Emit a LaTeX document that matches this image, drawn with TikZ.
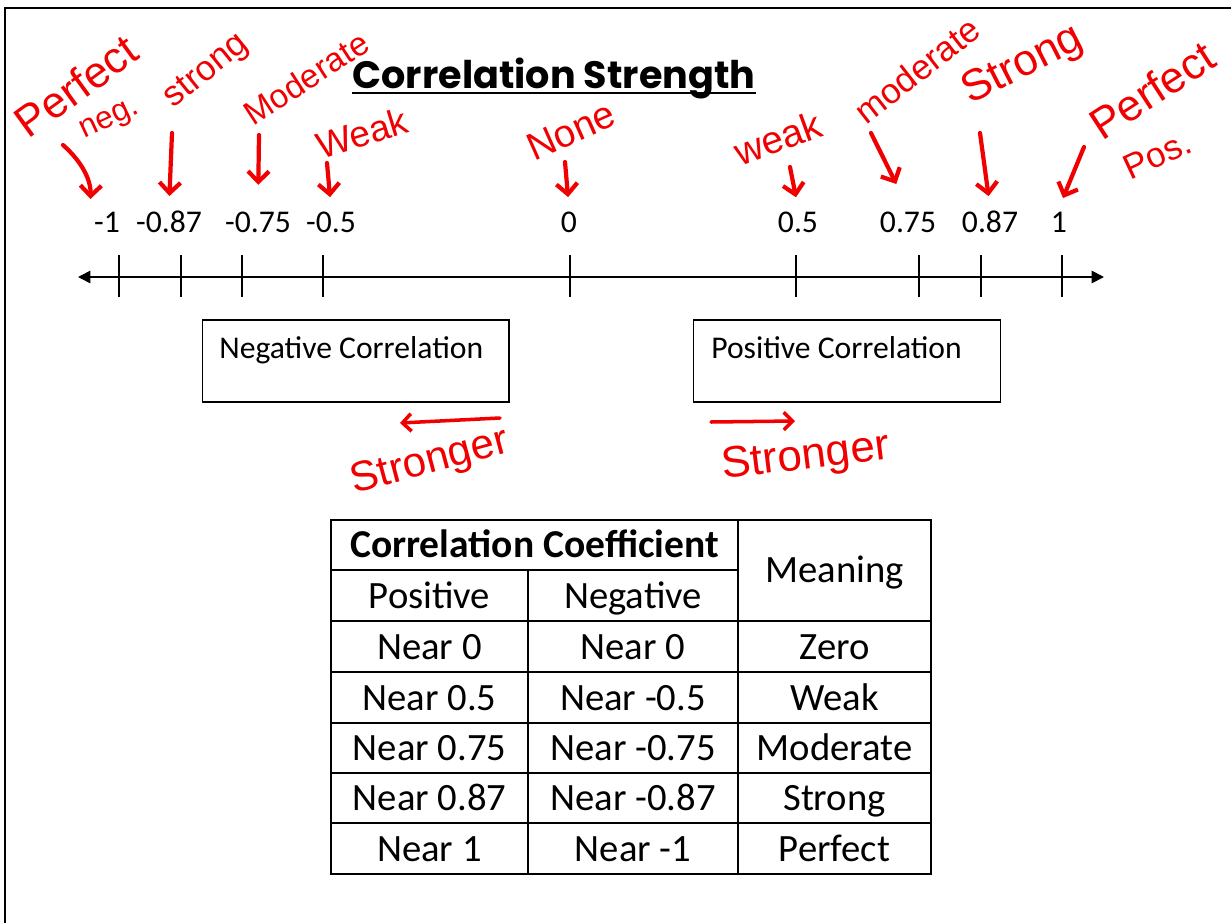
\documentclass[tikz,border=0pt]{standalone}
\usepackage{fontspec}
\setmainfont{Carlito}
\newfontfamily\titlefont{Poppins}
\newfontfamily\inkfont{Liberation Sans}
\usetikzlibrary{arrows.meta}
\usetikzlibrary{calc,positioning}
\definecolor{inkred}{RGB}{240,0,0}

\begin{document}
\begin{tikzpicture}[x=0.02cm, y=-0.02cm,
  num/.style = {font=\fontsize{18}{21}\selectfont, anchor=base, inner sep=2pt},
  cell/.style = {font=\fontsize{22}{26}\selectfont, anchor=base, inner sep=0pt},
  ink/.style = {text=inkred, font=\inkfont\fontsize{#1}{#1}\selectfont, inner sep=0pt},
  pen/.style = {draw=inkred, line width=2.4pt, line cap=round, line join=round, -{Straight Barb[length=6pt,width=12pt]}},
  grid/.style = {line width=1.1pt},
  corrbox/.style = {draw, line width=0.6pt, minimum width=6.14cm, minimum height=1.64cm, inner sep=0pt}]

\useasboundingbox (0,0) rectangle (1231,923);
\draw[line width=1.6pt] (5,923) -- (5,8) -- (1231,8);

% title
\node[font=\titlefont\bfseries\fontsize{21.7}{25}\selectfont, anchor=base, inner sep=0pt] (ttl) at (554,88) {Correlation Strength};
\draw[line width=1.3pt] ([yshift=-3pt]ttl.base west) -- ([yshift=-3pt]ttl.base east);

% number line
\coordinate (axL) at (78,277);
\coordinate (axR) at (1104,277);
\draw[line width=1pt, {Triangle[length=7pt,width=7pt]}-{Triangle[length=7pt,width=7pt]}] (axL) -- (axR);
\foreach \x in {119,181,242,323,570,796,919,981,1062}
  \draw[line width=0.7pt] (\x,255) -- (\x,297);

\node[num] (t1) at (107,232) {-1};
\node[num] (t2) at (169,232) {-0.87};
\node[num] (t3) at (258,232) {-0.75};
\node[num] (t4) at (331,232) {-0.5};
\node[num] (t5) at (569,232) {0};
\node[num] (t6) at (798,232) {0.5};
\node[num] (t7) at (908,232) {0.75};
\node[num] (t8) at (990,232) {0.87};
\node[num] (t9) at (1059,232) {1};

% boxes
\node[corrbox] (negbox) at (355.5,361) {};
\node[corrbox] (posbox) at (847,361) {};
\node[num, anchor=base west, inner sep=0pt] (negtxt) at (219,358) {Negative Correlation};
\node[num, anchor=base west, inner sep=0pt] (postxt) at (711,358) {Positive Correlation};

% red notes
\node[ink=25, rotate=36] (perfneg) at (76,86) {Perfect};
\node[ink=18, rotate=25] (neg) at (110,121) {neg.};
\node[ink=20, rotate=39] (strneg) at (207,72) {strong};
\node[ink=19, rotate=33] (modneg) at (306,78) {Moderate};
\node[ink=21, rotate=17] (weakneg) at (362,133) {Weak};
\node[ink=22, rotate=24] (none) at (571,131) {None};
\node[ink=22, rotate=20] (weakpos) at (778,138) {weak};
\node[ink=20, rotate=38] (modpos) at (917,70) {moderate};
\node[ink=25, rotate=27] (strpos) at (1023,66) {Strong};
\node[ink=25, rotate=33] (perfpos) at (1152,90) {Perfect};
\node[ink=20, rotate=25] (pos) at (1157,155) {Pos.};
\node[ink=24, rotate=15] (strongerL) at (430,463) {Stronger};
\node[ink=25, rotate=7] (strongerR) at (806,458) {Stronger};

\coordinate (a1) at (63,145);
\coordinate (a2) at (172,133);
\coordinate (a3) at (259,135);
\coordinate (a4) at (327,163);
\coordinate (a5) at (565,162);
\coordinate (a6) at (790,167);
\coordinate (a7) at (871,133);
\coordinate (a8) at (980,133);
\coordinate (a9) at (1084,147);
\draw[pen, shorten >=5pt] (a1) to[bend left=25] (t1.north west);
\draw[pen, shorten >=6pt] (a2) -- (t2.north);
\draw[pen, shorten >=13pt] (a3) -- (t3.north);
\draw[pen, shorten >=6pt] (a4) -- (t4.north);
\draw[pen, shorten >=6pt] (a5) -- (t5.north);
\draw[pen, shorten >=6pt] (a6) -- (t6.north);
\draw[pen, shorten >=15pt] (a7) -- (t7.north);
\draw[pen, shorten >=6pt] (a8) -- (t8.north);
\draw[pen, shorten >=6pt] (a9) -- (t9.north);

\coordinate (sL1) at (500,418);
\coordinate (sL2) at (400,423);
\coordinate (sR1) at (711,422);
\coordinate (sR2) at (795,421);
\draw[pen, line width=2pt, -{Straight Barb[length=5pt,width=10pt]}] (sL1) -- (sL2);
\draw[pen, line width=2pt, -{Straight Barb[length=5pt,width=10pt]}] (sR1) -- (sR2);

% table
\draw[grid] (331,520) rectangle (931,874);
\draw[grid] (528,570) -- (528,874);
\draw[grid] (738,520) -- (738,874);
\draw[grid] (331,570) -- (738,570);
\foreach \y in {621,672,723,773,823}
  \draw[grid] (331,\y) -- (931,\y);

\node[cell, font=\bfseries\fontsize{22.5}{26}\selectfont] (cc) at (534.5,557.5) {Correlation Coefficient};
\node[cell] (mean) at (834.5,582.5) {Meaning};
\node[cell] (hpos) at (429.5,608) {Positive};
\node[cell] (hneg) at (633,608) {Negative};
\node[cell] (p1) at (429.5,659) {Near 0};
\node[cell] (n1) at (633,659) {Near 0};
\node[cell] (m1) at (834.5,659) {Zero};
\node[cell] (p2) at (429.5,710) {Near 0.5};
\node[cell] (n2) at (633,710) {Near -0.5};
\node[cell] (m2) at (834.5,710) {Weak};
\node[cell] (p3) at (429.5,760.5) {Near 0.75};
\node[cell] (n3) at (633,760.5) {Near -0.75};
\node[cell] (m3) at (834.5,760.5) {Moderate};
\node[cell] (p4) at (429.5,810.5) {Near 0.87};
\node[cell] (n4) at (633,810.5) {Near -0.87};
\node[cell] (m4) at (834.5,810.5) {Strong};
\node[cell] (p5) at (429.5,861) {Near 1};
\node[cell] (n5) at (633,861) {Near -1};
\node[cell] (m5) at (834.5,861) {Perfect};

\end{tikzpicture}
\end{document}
------------------------------------
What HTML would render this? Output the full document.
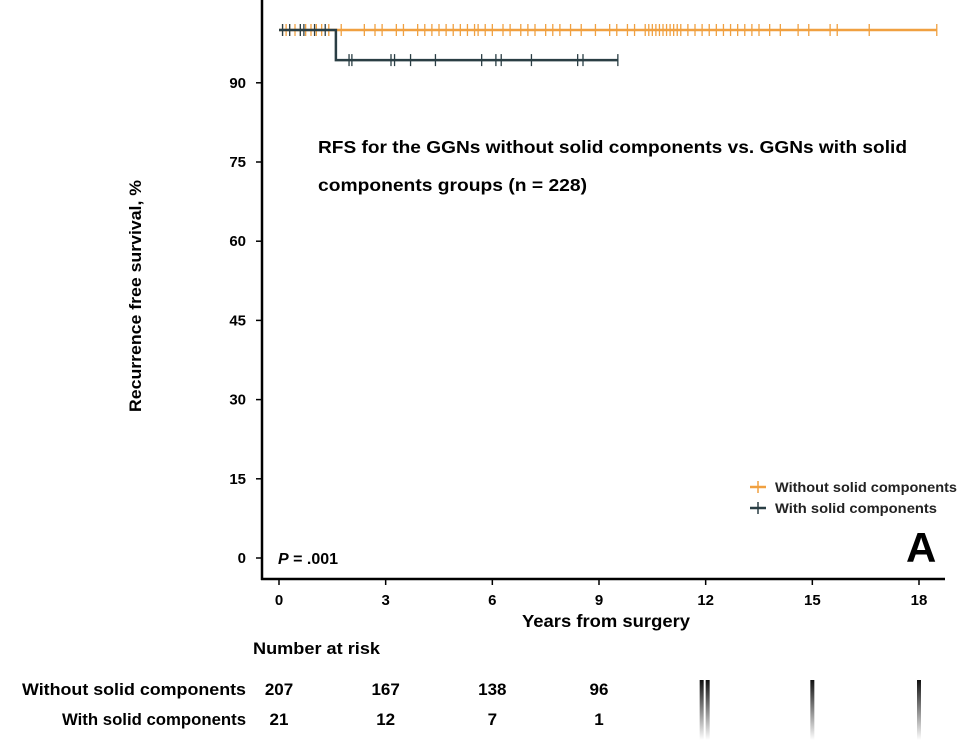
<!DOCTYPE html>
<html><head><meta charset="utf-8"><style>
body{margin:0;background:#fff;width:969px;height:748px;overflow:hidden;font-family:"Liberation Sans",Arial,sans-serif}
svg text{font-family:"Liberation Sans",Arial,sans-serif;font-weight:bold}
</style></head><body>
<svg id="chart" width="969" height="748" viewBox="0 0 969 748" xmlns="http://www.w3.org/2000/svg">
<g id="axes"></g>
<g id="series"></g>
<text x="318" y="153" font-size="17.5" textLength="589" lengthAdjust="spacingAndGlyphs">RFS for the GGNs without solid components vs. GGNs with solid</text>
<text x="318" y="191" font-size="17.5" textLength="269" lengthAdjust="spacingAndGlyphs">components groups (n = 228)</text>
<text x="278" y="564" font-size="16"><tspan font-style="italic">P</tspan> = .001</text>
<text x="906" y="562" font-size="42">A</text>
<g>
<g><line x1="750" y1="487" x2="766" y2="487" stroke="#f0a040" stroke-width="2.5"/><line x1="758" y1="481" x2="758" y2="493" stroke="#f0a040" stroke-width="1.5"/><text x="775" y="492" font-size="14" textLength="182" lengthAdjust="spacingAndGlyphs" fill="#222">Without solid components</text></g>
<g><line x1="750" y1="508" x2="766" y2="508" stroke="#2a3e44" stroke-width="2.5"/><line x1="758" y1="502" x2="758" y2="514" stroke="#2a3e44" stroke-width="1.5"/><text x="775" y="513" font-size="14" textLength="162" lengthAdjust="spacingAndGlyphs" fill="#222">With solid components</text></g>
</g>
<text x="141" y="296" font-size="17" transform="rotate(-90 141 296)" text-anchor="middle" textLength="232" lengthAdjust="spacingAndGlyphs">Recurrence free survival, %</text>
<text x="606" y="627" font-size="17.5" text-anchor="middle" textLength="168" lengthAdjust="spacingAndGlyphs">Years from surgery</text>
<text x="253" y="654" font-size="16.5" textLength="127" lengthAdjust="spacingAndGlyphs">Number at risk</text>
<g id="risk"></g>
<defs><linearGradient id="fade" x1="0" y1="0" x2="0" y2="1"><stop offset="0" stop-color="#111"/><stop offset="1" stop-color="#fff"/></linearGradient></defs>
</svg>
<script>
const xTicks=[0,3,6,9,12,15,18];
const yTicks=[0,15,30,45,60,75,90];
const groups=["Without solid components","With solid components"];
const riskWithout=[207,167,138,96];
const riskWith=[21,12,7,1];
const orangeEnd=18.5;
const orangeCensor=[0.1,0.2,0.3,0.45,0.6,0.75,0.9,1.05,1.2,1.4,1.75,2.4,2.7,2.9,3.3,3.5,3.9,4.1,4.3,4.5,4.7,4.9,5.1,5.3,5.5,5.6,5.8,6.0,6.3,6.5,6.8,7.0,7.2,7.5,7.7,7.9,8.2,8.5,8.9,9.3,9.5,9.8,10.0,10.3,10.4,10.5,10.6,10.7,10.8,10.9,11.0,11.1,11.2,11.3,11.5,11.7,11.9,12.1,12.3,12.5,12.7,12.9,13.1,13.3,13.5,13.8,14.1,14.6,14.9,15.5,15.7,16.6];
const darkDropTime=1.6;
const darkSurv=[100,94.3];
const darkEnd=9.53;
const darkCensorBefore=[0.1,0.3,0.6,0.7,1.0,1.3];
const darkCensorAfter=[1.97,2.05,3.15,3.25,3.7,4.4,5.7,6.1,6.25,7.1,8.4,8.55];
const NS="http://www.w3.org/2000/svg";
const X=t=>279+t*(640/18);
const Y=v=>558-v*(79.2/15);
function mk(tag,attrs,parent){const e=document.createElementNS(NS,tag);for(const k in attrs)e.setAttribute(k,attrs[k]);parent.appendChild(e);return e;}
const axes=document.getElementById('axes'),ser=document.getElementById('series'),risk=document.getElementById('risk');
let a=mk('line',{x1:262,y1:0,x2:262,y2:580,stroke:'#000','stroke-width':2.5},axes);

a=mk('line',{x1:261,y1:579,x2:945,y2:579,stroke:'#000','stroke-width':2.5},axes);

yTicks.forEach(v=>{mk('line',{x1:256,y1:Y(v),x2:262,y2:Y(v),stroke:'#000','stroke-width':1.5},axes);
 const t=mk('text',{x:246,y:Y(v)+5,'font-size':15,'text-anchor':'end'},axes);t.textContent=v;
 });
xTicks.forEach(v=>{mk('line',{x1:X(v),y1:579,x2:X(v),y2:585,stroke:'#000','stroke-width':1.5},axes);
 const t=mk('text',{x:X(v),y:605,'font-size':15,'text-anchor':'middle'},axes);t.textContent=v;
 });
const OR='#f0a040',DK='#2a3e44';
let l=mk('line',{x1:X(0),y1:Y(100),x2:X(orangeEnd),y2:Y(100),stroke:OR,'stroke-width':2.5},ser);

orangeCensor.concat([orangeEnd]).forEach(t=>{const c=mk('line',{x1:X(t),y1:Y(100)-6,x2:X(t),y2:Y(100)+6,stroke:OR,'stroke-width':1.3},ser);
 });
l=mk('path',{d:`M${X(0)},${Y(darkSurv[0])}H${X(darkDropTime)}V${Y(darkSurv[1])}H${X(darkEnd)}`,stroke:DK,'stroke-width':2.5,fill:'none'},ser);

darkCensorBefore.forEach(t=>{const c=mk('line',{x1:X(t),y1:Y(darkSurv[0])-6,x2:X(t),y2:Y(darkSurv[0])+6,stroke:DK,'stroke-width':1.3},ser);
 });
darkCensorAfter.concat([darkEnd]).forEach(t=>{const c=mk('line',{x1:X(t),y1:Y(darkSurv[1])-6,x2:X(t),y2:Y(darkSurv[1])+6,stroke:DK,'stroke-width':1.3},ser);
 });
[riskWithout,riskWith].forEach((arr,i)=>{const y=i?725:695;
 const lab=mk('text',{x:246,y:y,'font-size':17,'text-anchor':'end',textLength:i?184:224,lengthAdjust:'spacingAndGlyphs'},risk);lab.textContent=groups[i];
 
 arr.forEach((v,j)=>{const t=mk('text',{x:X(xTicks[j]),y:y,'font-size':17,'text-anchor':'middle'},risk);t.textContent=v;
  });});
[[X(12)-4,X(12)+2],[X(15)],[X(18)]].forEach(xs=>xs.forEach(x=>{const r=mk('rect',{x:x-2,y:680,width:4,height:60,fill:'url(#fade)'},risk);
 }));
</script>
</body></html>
------------------------------------
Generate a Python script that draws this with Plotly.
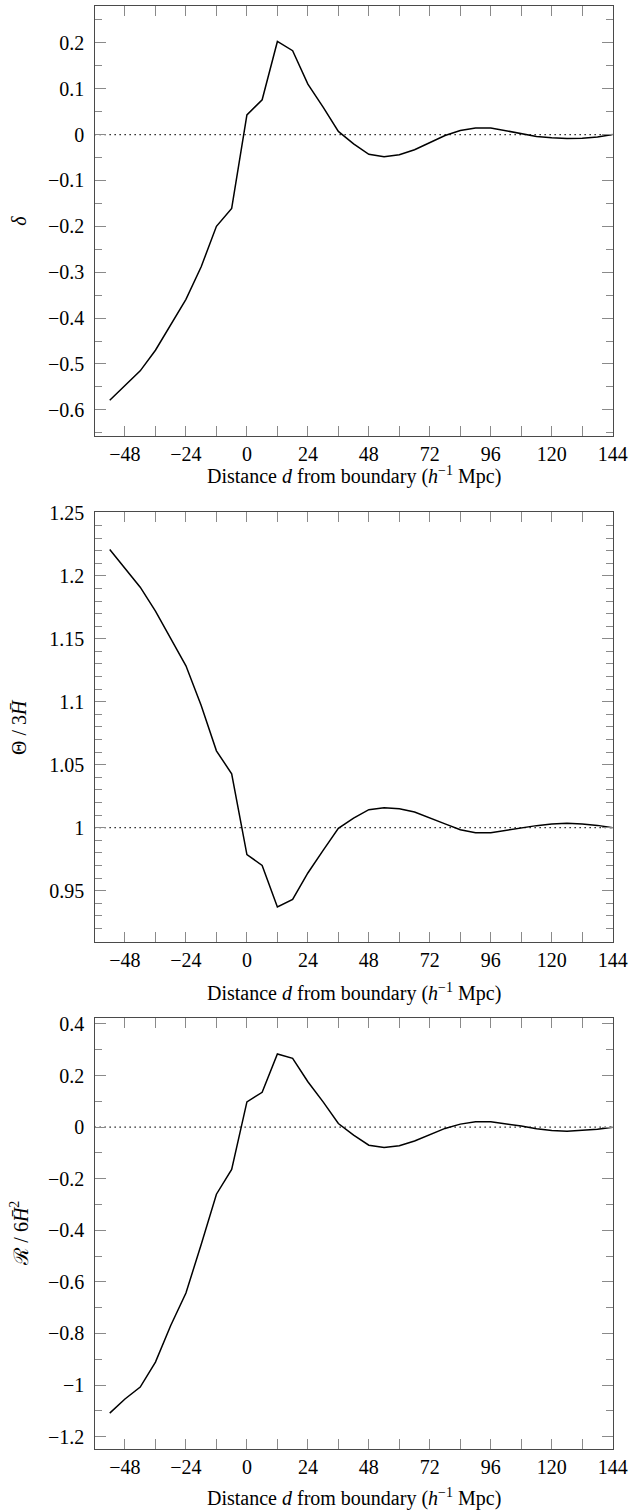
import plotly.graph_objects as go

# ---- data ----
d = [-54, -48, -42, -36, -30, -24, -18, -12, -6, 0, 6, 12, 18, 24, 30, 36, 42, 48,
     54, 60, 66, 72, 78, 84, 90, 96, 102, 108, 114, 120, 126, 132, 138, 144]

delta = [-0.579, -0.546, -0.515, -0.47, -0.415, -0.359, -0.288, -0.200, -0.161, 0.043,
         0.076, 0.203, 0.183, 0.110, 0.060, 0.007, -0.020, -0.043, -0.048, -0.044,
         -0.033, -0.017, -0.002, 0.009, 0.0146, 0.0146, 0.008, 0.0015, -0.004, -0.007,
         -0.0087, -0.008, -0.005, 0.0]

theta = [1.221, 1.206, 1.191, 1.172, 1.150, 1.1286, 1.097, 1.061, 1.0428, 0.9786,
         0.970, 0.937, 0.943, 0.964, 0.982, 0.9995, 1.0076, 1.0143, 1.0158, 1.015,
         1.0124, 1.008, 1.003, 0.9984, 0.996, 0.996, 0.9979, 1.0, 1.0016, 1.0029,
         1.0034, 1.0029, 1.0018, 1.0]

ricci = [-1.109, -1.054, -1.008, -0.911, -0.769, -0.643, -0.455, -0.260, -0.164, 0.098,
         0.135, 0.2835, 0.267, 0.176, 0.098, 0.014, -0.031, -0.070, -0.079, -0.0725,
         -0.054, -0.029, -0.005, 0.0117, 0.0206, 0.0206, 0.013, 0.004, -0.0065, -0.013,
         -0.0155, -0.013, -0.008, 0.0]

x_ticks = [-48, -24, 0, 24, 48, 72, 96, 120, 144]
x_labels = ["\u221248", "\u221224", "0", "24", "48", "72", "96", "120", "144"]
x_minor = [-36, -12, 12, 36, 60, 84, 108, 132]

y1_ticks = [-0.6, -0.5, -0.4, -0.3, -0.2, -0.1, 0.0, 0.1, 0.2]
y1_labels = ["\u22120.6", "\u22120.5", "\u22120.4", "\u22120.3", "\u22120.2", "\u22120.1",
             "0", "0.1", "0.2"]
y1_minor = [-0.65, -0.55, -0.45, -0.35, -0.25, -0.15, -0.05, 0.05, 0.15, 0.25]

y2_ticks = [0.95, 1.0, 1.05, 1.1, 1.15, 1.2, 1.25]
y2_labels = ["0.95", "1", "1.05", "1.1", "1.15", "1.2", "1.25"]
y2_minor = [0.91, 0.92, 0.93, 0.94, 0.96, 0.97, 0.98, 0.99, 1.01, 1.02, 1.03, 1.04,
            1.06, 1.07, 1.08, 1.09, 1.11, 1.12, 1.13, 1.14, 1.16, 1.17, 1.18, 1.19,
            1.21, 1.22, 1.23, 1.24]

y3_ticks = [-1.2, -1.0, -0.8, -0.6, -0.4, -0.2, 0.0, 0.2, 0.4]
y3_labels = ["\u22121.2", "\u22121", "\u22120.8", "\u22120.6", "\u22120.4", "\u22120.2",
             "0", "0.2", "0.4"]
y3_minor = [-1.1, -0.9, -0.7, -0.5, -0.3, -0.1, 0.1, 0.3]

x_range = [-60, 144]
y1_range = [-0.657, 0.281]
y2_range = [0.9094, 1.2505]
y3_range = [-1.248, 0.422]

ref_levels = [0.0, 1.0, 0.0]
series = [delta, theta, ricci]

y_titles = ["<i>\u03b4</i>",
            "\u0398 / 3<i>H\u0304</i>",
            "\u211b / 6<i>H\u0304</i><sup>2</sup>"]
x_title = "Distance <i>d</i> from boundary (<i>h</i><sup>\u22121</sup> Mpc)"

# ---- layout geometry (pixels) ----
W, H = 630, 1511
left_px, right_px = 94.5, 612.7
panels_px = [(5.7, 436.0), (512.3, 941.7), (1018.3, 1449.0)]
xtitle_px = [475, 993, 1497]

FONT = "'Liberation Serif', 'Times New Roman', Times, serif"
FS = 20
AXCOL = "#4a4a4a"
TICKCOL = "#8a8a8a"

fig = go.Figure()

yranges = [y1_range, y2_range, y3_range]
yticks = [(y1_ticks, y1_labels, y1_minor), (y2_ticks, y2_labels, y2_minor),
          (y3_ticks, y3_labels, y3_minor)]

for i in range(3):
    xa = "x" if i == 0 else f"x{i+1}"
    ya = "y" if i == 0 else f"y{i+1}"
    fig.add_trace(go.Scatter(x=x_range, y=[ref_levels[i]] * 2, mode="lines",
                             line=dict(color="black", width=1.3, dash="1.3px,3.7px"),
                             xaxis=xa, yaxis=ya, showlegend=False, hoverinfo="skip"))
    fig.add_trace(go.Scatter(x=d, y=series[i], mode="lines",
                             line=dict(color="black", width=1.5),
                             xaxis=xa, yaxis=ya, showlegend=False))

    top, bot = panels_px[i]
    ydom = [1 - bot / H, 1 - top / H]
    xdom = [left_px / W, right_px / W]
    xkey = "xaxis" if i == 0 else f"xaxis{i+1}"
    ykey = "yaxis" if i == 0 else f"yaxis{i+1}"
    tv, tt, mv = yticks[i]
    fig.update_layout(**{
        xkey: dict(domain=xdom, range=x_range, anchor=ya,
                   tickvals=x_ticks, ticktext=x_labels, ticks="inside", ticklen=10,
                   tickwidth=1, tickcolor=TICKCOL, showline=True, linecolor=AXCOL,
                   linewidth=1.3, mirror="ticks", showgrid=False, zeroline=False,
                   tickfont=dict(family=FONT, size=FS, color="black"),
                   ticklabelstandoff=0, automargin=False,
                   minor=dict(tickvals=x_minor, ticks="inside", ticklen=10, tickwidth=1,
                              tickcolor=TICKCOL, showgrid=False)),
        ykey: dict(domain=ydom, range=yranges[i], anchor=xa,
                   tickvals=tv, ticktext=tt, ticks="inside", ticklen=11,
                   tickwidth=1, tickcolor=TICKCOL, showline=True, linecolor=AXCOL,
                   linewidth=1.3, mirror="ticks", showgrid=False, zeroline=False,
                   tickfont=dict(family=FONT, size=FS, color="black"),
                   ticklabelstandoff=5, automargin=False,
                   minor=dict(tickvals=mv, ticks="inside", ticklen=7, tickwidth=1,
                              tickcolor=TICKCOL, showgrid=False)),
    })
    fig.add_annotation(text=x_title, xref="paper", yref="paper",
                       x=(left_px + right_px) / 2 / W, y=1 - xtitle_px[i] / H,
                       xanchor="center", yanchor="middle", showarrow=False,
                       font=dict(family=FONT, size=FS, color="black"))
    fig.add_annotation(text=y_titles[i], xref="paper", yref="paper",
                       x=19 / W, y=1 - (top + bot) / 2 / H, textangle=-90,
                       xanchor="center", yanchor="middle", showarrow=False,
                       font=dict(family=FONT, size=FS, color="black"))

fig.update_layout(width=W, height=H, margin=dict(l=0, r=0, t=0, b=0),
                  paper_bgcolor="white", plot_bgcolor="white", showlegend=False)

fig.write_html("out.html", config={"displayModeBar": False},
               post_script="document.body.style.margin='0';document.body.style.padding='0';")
------------------------------------
Leaving out the pictures, extract the stretch from the line holding "Emit a LaTeX" through the line holding "(5,8) -- (1231,8);", word for word.

Emit a LaTeX document that matches this image, drawn with TikZ.
\documentclass[tikz,border=0pt]{standalone}
\usepackage{fontspec}
\setmainfont{Carlito}
\newfontfamily\titlefont{Poppins}
\newfontfamily\inkfont{Liberation Sans}
\usetikzlibrary{arrows.meta}
\usetikzlibrary{calc,positioning}
\definecolor{inkred}{RGB}{240,0,0}

\begin{document}
\begin{tikzpicture}[x=0.02cm, y=-0.02cm,
  num/.style = {font=\fontsize{18}{21}\selectfont, anchor=base, inner sep=2pt},
  cell/.style = {font=\fontsize{22}{26}\selectfont, anchor=base, inner sep=0pt},
  ink/.style = {text=inkred, font=\inkfont\fontsize{#1}{#1}\selectfont, inner sep=0pt},
  pen/.style = {draw=inkred, line width=2.4pt, line cap=round, line join=round, -{Straight Barb[length=6pt,width=12pt]}},
  grid/.style = {line width=1.1pt},
  corrbox/.style = {draw, line width=0.6pt, minimum width=6.14cm, minimum height=1.64cm, inner sep=0pt}]

\useasboundingbox (0,0) rectangle (1231,923);
\draw[line width=1.6pt] (5,923) -- (5,8) -- (1231,8);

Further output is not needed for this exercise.